1 Thessalonians 1:3 (part 3).

There is so much packed into this one verse! I may use these short devotions as an outline for something longer eventually!

Steadfastness of hope is one I struggle with, particularly with the little things, like where I will work next year. I get discouraged when I see so few opportunities closer to home. I love my work in Las Vegas, which makes it even more challenging to persevere in hope for something in the South. However, I remind myself that this is just a blip in the whole of my life and God has the eternal view. He will provide on His timetable.

To be steadfast in hope is to know that our salvation through Jesus is not a ticket to a trouble free life. It means we continue our work in spite of our feeling like we can’t catch a break. It means we rely on the Father to meet our needs even when we can’t see how or when. To be steadfast is to be persistent in our love for one another, even when people are being unlovable. Hope is knowing that God takes the long view of our lives while we get tangled in the moment.


I know I’m not alone in struggling to be steadfast in hope. I’m sure most of use want burning bushes or pillars of fire to guide our way forward in life. Disappointment and discouragement can make us question everything we do and think sometimes. It reminds me of Habakkuk saying, “How long?” I am confident in my heart that I am working out my salvation according to His plan for me, but sometimes I question that in my head. Fortunately, my head is also able to remember that God does have a plan and that I can be confident in that, even when I don’t know what it is.
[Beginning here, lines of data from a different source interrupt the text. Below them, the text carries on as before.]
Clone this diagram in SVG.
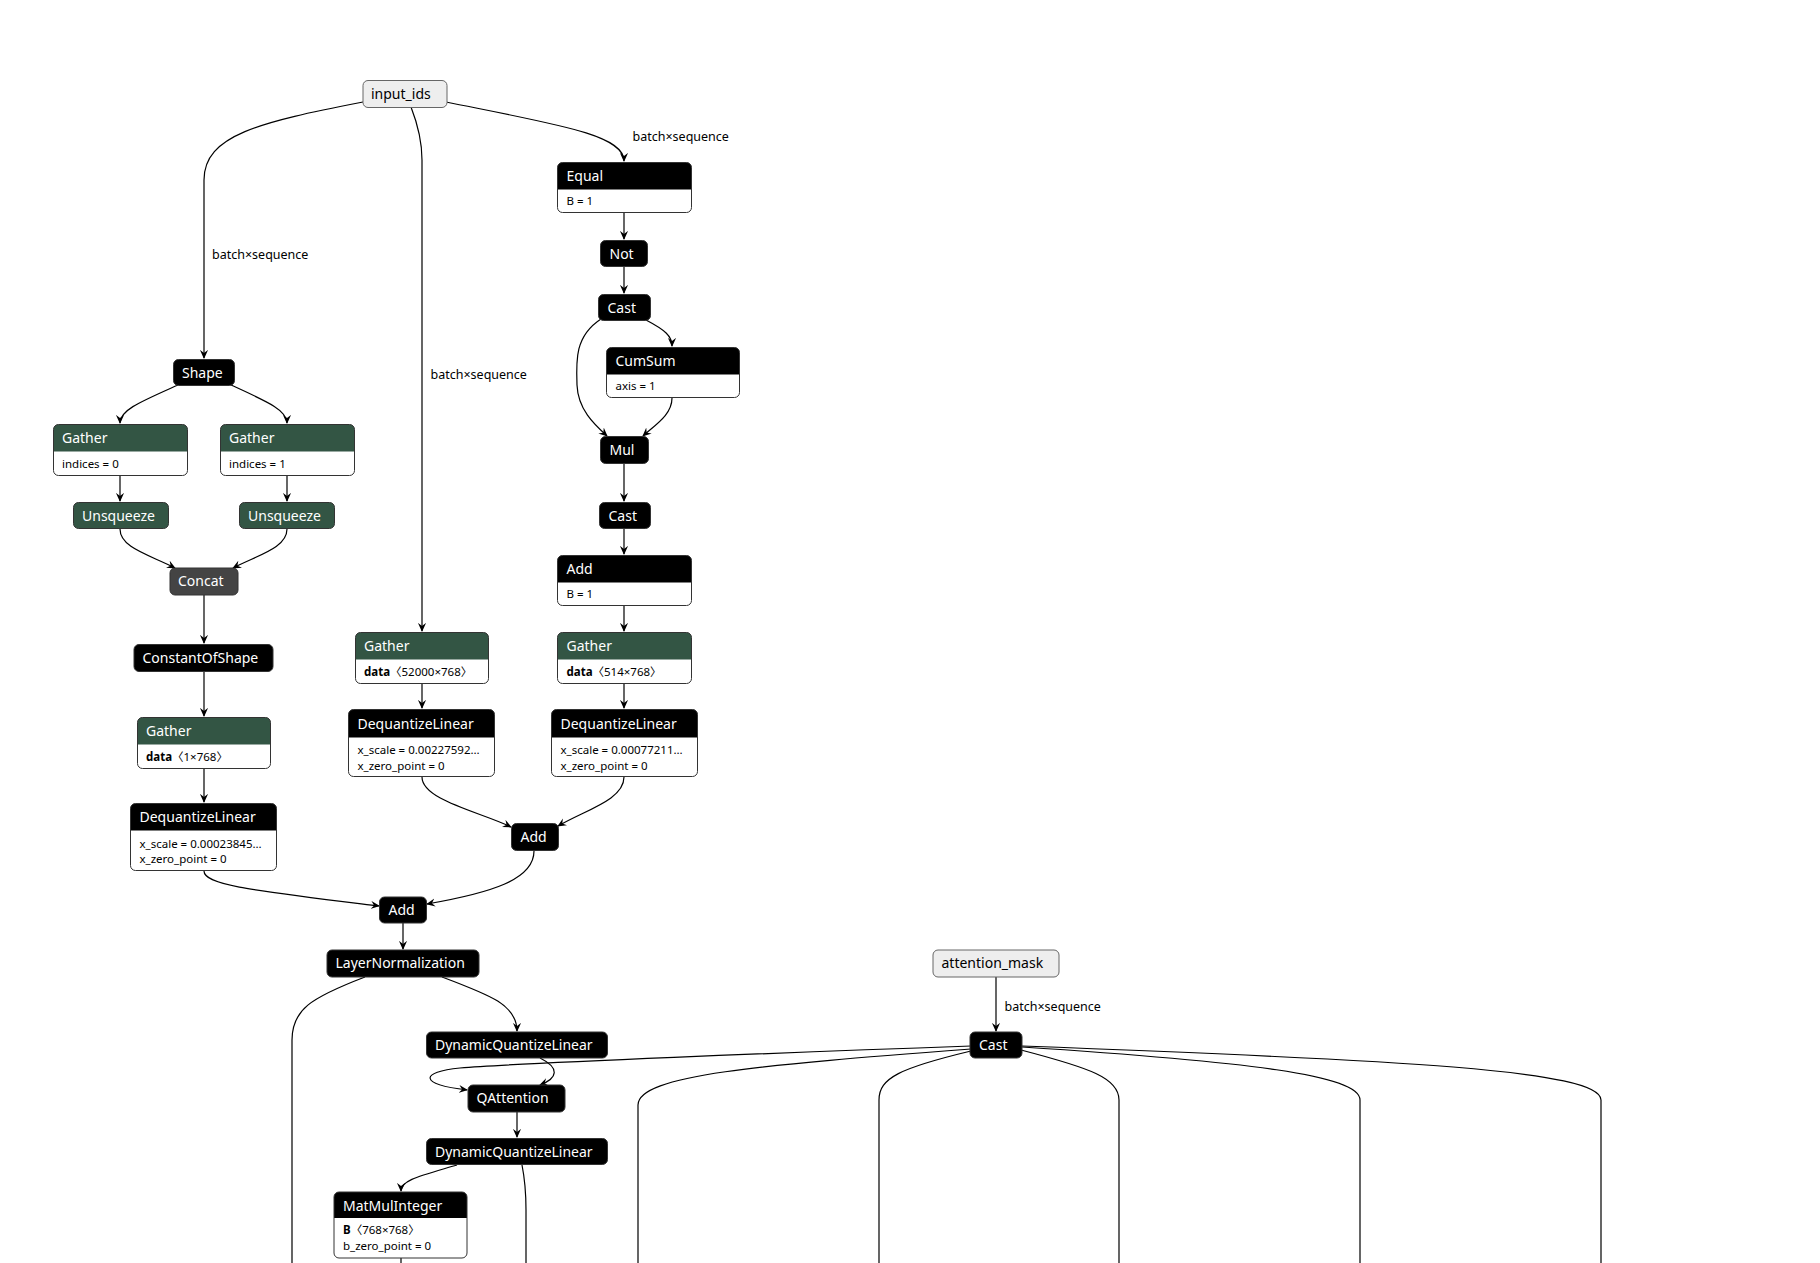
<svg xmlns="http://www.w3.org/2000/svg" width="1820" height="1263" viewBox="0 0 1820 1263">
<style>
text{font-family:"Noto Sans","Noto Sans CJK SC",sans-serif;}
.t{font-size:14px;fill:#fff;}
.tc{font-size:14px;fill:#fff;}
.ti{font-size:14px;fill:#000;}
.a{font-size:11.5px;fill:#000;}
.b{font-weight:bold;}
.lbl{font-size:12.5px;fill:#000;}
.blk{fill:#000;stroke:#333;stroke-width:1;}
.grn{fill:#335544;}
.gry{fill:#444;stroke:#333;stroke-width:1;}
.grnb{fill:#335544;stroke:#333;stroke-width:1;}
.hb{fill:#000;}
.body{fill:#fff;}
.brd{fill:none;stroke:#333;stroke-width:1;}
.inp{fill:#eee;stroke:#666;stroke-width:1;}
.e{fill:none;stroke:#000;stroke-width:1.2;}
</style>
<defs>
<marker id="arr" viewBox="0 0 10 10" refX="9" refY="5" markerWidth="9" markerHeight="9" markerUnits="userSpaceOnUse" orient="auto">
<path d="M0,0.5 L10,5 L0,9.5 L3.5,5 z" fill="#000"/>
</marker>
</defs>
<rect width="1820" height="1263" fill="#fff"/>

<g id="edges">
<path class="e" d="M363,102 C260,122 204,135 204,180 L204,358" marker-end="url(#arr)"/>
<path class="e" d="M411,107 C418,125 422,140 422,160 L422,631" marker-end="url(#arr)"/>
<path class="e" d="M446,102 C560,125 624,135 624,161" marker-end="url(#arr)"/>
<path class="e" d="M624,213 L624,239" marker-end="url(#arr)"/>
<path class="e" d="M624,267 L624,293" marker-end="url(#arr)"/>
<path class="e" d="M646,320 C665,330 672,336 672,346" marker-end="url(#arr)"/>
<path class="e" d="M601,319 C575,336 576,360 577,385 C578,410 595,425 607,436" marker-end="url(#arr)"/>
<path class="e" d="M672,398 C672,415 655,425 643,436" marker-end="url(#arr)"/>
<path class="e" d="M624,464 L624,501" marker-end="url(#arr)"/>
<path class="e" d="M624,529 L624,554" marker-end="url(#arr)"/>
<path class="e" d="M624,606 L624,631" marker-end="url(#arr)"/>
<path class="e" d="M624,684 L624,708" marker-end="url(#arr)"/>
<path class="e" d="M422,684 L422,708" marker-end="url(#arr)"/>
<path class="e" d="M422,777 C422,800 480,812 511,827" marker-end="url(#arr)"/>
<path class="e" d="M624,777 C624,800 585,810 558,826" marker-end="url(#arr)"/>
<path class="e" d="M534,851 C534,880 490,893 427,904" marker-end="url(#arr)"/>
<path class="e" d="M204,871 C204,885 250,890 379,906" marker-end="url(#arr)"/>
<path class="e" d="M178,385 C140,402 120,410 120,423" marker-end="url(#arr)"/>
<path class="e" d="M231,385 C268,402 287,410 287,423" marker-end="url(#arr)"/>
<path class="e" d="M120,476 L120,501" marker-end="url(#arr)"/>
<path class="e" d="M287,476 L287,501" marker-end="url(#arr)"/>
<path class="e" d="M120,529 C120,548 150,555 175,568" marker-end="url(#arr)"/>
<path class="e" d="M287,529 C287,548 258,555 233,568" marker-end="url(#arr)"/>
<path class="e" d="M204,595 L204,643" marker-end="url(#arr)"/>
<path class="e" d="M204,672 L204,716" marker-end="url(#arr)"/>
<path class="e" d="M204,769 L204,802" marker-end="url(#arr)"/>
<path class="e" d="M403,923 L403,949" marker-end="url(#arr)"/>
<path class="e" d="M442,977 C490,995 517,1005 517,1031" marker-end="url(#arr)"/>
<path class="e" d="M365,977 C310,998 292,1010 292,1040 L292,1263"/>
<path class="e" d="M540,1058 C560,1068 558,1078 540,1085" marker-end="url(#arr)"/>
<path class="e" d="M971,1046 C800,1052 520,1063 460,1068 C420,1072 418,1084 467,1090" marker-end="url(#arr)"/>
<path class="e" d="M971,1049 C760,1065 638,1075 638,1105 L638,1263"/>
<path class="e" d="M971,1051 C900,1068 879,1078 879,1100 L879,1263"/>
<path class="e" d="M1021,1050 C1090,1068 1119,1078 1119,1100 L1119,1263"/>
<path class="e" d="M1022,1047 C1250,1062 1360,1075 1360,1100 L1360,1263"/>
<path class="e" d="M1022,1046 C1400,1060 1601,1070 1601,1100 L1601,1263"/>
<path class="e" d="M996,977 L996,1031" marker-end="url(#arr)"/>
<path class="e" d="M517,1112 L517,1137" marker-end="url(#arr)"/>
<path class="e" d="M522,1165 C525,1180 526,1190 526,1210 L526,1263"/>
<path class="e" d="M457,1165 C420,1176 401,1180 401,1191" marker-end="url(#arr)"/>
<path class="e" d="M401,1258 L401,1263"/>
<text class="lbl" x="212" y="258.5">batch×sequence</text>
<text class="lbl" x="430.5" y="378.5">batch×sequence</text>
<text class="lbl" x="632.5" y="140.5">batch×sequence</text>
<text class="lbl" x="1004.5" y="1010.5">batch×sequence</text>
</g>

<g id="input_ids"><rect class="inp" x="363" y="80.5" width="84" height="27" rx="5"/><text class="ti" x="371" y="98.5">input_ids</text></g>

<g id="equal">
<rect class="body" x="557.5" y="162.5" width="134" height="50" rx="5"/>
<path class="hb" d="M557.5,189.5 V167.5 A5,5 0 0 1 562.5,162.5 H686.5 A5,5 0 0 1 691.5,167.5 V189.5 Z"/>
<rect class="brd" x="557.5" y="162.5" width="134" height="50" rx="5"/>
<text class="t" x="566.5" y="181">Equal</text>
<text class="a" x="566.5" y="205">B = 1</text>
</g>

<g id="not"><rect class="blk" x="600.5" y="240.5" width="47" height="26" rx="5"/><text class="tc" x="609.5" y="258.5">Not</text></g>
<g id="cast1"><rect class="blk" x="598.5" y="294.5" width="52" height="26" rx="5"/><text class="tc" x="607.5" y="312.5">Cast</text></g>

<g id="cumsum">
<rect class="body" x="606.5" y="347.5" width="133" height="50" rx="5"/>
<path class="hb" d="M606.5,374.5 V352.5 A5,5 0 0 1 611.5,347.5 H734.5 A5,5 0 0 1 739.5,352.5 V374.5 Z"/>
<rect class="brd" x="606.5" y="347.5" width="133" height="50" rx="5"/>
<text class="t" x="615.5" y="366">CumSum</text>
<text class="a" x="615.5" y="390">axis = 1</text>
</g>

<g id="mul"><rect class="blk" x="600.5" y="436.5" width="48" height="27" rx="5"/><text class="tc" x="609.5" y="454.5">Mul</text></g>
<g id="cast2"><rect class="blk" x="599.5" y="502.5" width="51" height="26" rx="5"/><text class="tc" x="608.5" y="520.5">Cast</text></g>

<g id="add_b1">
<rect class="body" x="557.5" y="555.5" width="134" height="50" rx="5"/>
<path class="hb" d="M557.5,582.5 V560.5 A5,5 0 0 1 562.5,555.5 H686.5 A5,5 0 0 1 691.5,560.5 V582.5 Z"/>
<rect class="brd" x="557.5" y="555.5" width="134" height="50" rx="5"/>
<text class="t" x="566.5" y="574">Add</text>
<text class="a" x="566.5" y="598">B = 1</text>
</g>

<g id="gather_r">
<rect class="body" x="557.5" y="632.5" width="134" height="51" rx="5"/>
<path class="grn" d="M557.5,659.5 V637.5 A5,5 0 0 1 562.5,632.5 H686.5 A5,5 0 0 1 691.5,637.5 V659.5 Z"/>
<rect class="brd" x="557.5" y="632.5" width="134" height="51" rx="5"/>
<text class="t" x="566.5" y="651">Gather</text>
<text class="a" x="566.5" y="675.5"><tspan class="b">data</tspan>〈514×768〉</text>
</g>

<g id="gather_m">
<rect class="body" x="355.5" y="632.5" width="133" height="51" rx="5"/>
<path class="grn" d="M355.5,659.5 V637.5 A5,5 0 0 1 360.5,632.5 H483.5 A5,5 0 0 1 488.5,637.5 V659.5 Z"/>
<rect class="brd" x="355.5" y="632.5" width="133" height="51" rx="5"/>
<text class="t" x="364" y="651">Gather</text>
<text class="a" x="364" y="675.5"><tspan class="b">data</tspan>〈52000×768〉</text>
</g>

<g id="dql_m">
<rect class="body" x="348.5" y="709.5" width="146" height="67" rx="5"/>
<path class="hb" d="M348.5,737.5 V714.5 A5,5 0 0 1 353.5,709.5 H489.5 A5,5 0 0 1 494.5,714.5 V737.5 Z"/>
<rect class="brd" x="348.5" y="709.5" width="146" height="67" rx="5"/>
<text class="t" x="357.5" y="728.5">DequantizeLinear</text>
<text class="a" x="357.5" y="754">x_scale = 0.00227592…</text>
<text class="a" x="357.5" y="769.5">x_zero_point = 0</text>
</g>

<g id="dql_r">
<rect class="body" x="551.5" y="709.5" width="146" height="67" rx="5"/>
<path class="hb" d="M551.5,737.5 V714.5 A5,5 0 0 1 556.5,709.5 H692.5 A5,5 0 0 1 697.5,714.5 V737.5 Z"/>
<rect class="brd" x="551.5" y="709.5" width="146" height="67" rx="5"/>
<text class="t" x="560.5" y="728.5">DequantizeLinear</text>
<text class="a" x="560.5" y="754">x_scale = 0.00077211…</text>
<text class="a" x="560.5" y="769.5">x_zero_point = 0</text>
</g>

<g id="add_m"><rect class="blk" x="511.5" y="823.5" width="47" height="27" rx="5"/><text class="tc" x="520.5" y="841.5">Add</text></g>

<g id="shape"><rect class="blk" x="173.5" y="359.5" width="61" height="26" rx="5"/><text class="tc" x="182" y="377.5">Shape</text></g>

<g id="gather_l0">
<rect class="body" x="53.5" y="424.5" width="134" height="51" rx="5"/>
<path class="grn" d="M53.5,451.5 V429.5 A5,5 0 0 1 58.5,424.5 H182.5 A5,5 0 0 1 187.5,429.5 V451.5 Z"/>
<rect class="brd" x="53.5" y="424.5" width="134" height="51" rx="5"/>
<text class="t" x="62" y="443">Gather</text>
<text class="a" x="62" y="467.5">indices = 0</text>
</g>

<g id="gather_l1">
<rect class="body" x="220.5" y="424.5" width="134" height="51" rx="5"/>
<path class="grn" d="M220.5,451.5 V429.5 A5,5 0 0 1 225.5,424.5 H349.5 A5,5 0 0 1 354.5,429.5 V451.5 Z"/>
<rect class="brd" x="220.5" y="424.5" width="134" height="51" rx="5"/>
<text class="t" x="229" y="443">Gather</text>
<text class="a" x="229" y="467.5">indices = 1</text>
</g>

<g id="unsq_l"><rect class="grnb" x="73.5" y="502.5" width="95" height="26" rx="5"/><text class="tc" x="82" y="520.5">Unsqueeze</text></g>
<g id="unsq_r"><rect class="grnb" x="239.5" y="502.5" width="95" height="26" rx="5"/><text class="tc" x="248" y="520.5">Unsqueeze</text></g>
<g id="concat"><rect class="gry" x="170" y="568" width="68" height="27" rx="5"/><text class="tc" x="178" y="586">Concat</text></g>
<g id="constantofshape"><rect class="blk" x="134" y="644.5" width="139" height="27" rx="5"/><text class="tc" x="142.5" y="662.5">ConstantOfShape</text></g>

<g id="gather_1x768">
<rect class="body" x="137.5" y="717.5" width="133" height="51" rx="5"/>
<path class="grn" d="M137.5,744.5 V722.5 A5,5 0 0 1 142.5,717.5 H265.5 A5,5 0 0 1 270.5,722.5 V744.5 Z"/>
<rect class="brd" x="137.5" y="717.5" width="133" height="51" rx="5"/>
<text class="t" x="146" y="736">Gather</text>
<text class="a" x="146" y="760.5"><tspan class="b">data</tspan>〈1×768〉</text>
</g>

<g id="dql_l">
<rect class="body" x="130.5" y="803.5" width="146" height="67" rx="5"/>
<path class="hb" d="M130.5,830.5 V808.5 A5,5 0 0 1 135.5,803.5 H271.5 A5,5 0 0 1 276.5,808.5 V830.5 Z"/>
<rect class="brd" x="130.5" y="803.5" width="146" height="67" rx="5"/>
<text class="t" x="139.5" y="822">DequantizeLinear</text>
<text class="a" x="139.5" y="847.5">x_scale = 0.00023845…</text>
<text class="a" x="139.5" y="863">x_zero_point = 0</text>
</g>

<g id="add_bottom"><rect class="blk" x="379.5" y="897" width="47" height="26" rx="5"/><text class="tc" x="388.5" y="915">Add</text></g>
<g id="layernorm"><rect class="blk" x="327" y="950" width="152" height="27" rx="5"/><text class="tc" x="335.5" y="968">LayerNormalization</text></g>
<g id="attention_mask"><rect class="inp" x="933" y="950" width="126" height="27" rx="5"/><text class="ti" x="941.5" y="968">attention_mask</text></g>
<g id="cast_att"><rect class="blk" x="970" y="1032" width="52" height="26" rx="5"/><text class="tc" x="979" y="1050">Cast</text></g>
<g id="dql1"><rect class="blk" x="426.5" y="1032" width="181" height="26" rx="5"/><text class="tc" x="435" y="1050">DynamicQuantizeLinear</text></g>
<g id="qattention"><rect class="blk" x="468" y="1085" width="97" height="27" rx="5"/><text class="tc" x="476.5" y="1103">QAttention</text></g>
<g id="dql2"><rect class="blk" x="426.5" y="1138.5" width="181" height="26" rx="5"/><text class="tc" x="435" y="1156.5">DynamicQuantizeLinear</text></g>

<g id="matmulinteger">
<rect class="body" x="334" y="1192" width="133" height="66" rx="5"/>
<path class="hb" d="M334,1218 V1197 A5,5 0 0 1 339,1192 H462 A5,5 0 0 1 467,1197 V1218 Z"/>
<rect class="brd" x="334" y="1192" width="133" height="66" rx="5"/>
<text class="t" x="343" y="1210.5">MatMulInteger</text>
<text class="a" x="343" y="1234"><tspan class="b">B</tspan>〈768×768〉</text>
<text class="a" x="343" y="1249.5">b_zero_point = 0</text>
</g>
</svg>
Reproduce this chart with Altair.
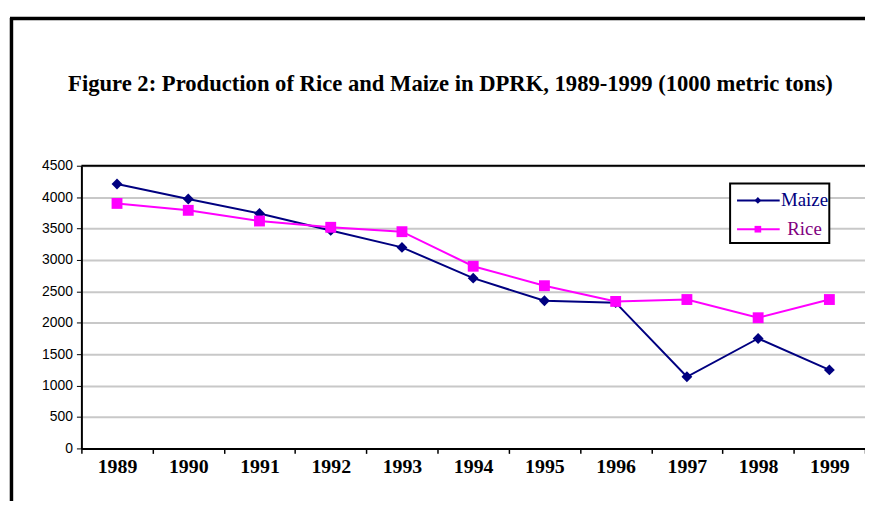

Paul taught in his letter to the Romans the path to practicing steadfastness of hope (Romans 5:1-11):
1. Have peace; we are already justified by faith
2. Rejoice during hard times; joy is a choice
3. Grow in endurance; life is a marathon, not a sprint
4. Develop character; do justly, love mercy, walk humbly
5. Know God’s love is poured on us, even when we don’t feel it.
6. Do not be ashamed of your hope; people may criticize you for being persistent in declaring the gospel, but do it boldly anyway.
7. Remember whose you are!

To be steadfast is to be certain in our work, in our calling, in our salvation, and in our love for one another. Certainty is hard! But we are not alone in feeling uncertain. Name any of the saints of old and you’ll find moments of darkness and doubt. But they didn’t dwell on their feelings of discouragement, they chose determined joy. They joined Habakkuk declaring that the Lord in in His holy place. They imitated David in proclaiming that the Lord is a shield. Certainly we can remember that the Lord is our Shepherd and He cares for us, even though it is sometimes hard to do. We need to push through our frustrations, disappointments, and struggles with dogged determination, knowing that God sees us where we are and He is aware of our difficulties.

As for me right now, I know there will be a position for me next fall, but I want to know where. And wanting to know more makes me feel uncertain about my call and my work! It’s a cycle that keeps me in the Word and on my knees for sure.

What kinds of struggles do you have with being steadfast in hope?